In clinical practice, the evidence of acupuncture used as a treatment for migraine without aura is employed interchangeably to guide treatment for menstrual migraine. However, its effect and safety are not substantiated. This study aimed to assess the efficacy of acupuncture on the frequency and pain intensity of menstrual migraine.
We searched PubMed, Cochrane Library, China National Knowledge Infrastructure (CNKI) and other two Chinese databases from their inception to 1 May 2019. This study included randomised controlled trials of women with menstrual migraine receiving acupuncture or a valid control. Two reviewers independently completed study selection, data extraction and risk of bias assessment. We combined data with a fixed-effect model in RevMan. Clinical outcomes included migraine frequency and duration, headache intensity, and adverse events.

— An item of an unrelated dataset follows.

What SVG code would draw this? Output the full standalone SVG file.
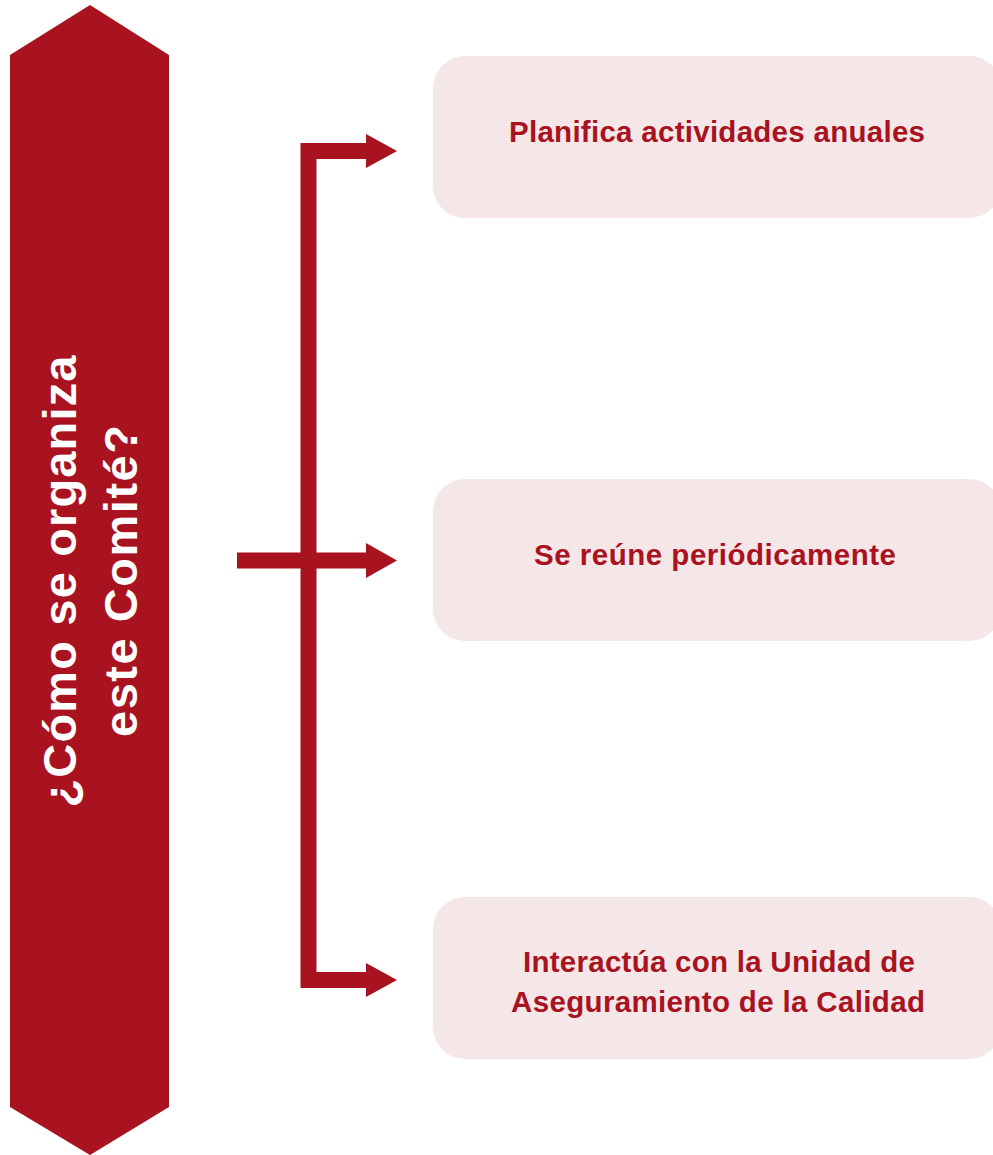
<svg xmlns="http://www.w3.org/2000/svg" width="993" height="1155" viewBox="0 0 993 1155">
  <style>
    .bar{fill:none;stroke:#a8131f;stroke-width:16;stroke-linejoin:miter;stroke-linecap:butt}
    .head{fill:#a8131f}
    .box{fill:#f5e6e8}
    .lbl{font-family:"Liberation Sans",Arial,sans-serif;font-weight:bold;font-size:29.5px;fill:#a8131f;text-anchor:middle}
    .title{font-family:"Liberation Sans",Arial,sans-serif;font-weight:bold;font-size:47px;fill:#ffffff;text-anchor:middle}
  </style>
  <rect width="993" height="1155" fill="#ffffff"/>
  <g id="title">
    <polygon points="10,55 90,5 169,55 169,1107 90,1155 10,1107" fill="#a8131f"/>
    <text class="title" transform="translate(76,581.5) rotate(-90)" textLength="452" lengthAdjust="spacing">¿Cómo se organiza</text>
    <text class="title" transform="translate(137,581) rotate(-90)" textLength="312" lengthAdjust="spacing">este Comité?</text>
  </g>
  <g id="connectors">
    <polyline class="bar" points="367,151 308.5,151 308.5,980 367,980"/>
    <line class="bar" x1="237" y1="560.5" x2="367" y2="560.5"/>
    <polygon class="head" points="366,134 397,151 366,168"/>
    <polygon class="head" points="366,543 397,560.5 366,578"/>
    <polygon class="head" points="366,963 397,980 366,997"/>
  </g>
  <g id="node1">
    <rect class="box" x="433" y="56" width="568" height="162" rx="32"/>
    <text class="lbl" x="717" y="142" textLength="416" lengthAdjust="spacing">Planifica actividades anuales</text>
  </g>
  <g id="node2">
    <rect class="box" x="433" y="479" width="568" height="162" rx="32"/>
    <text class="lbl" x="715" y="565" textLength="362" lengthAdjust="spacing">Se reúne periódicamente</text>
  </g>
  <g id="node3">
    <rect class="box" x="433" y="897" width="568" height="162" rx="32"/>
    <text class="lbl" x="719" y="972" textLength="392" lengthAdjust="spacing">Interactúa con la Unidad de</text>
    <text class="lbl" x="718" y="1012" textLength="414" lengthAdjust="spacing">Aseguramiento de la Calidad</text>
  </g>
</svg>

Thirteen studies with 826 subjects were included, 9 of which had data suitable for meta-analyses. Current evidence showed that acupuncture was not superior to sham acupuncture in reducing monthly migraine frequency and duration, average headache intensity, and analgesic use at completion of treatment or follow-up. Pooled data demonstrated a significant improvement in mean headache intensity in the acupuncture group compared with drugs. However, all studies were underpowered and associated with moderate to high risk of bias. No serious adverse event was related to acupuncture treatment.
There is no convincing evidence to support the use of acupuncture in treating menstrual migraine. Acupuncture cannot yet be recommended to patients with menstrual migraine until more solid evidence is produced.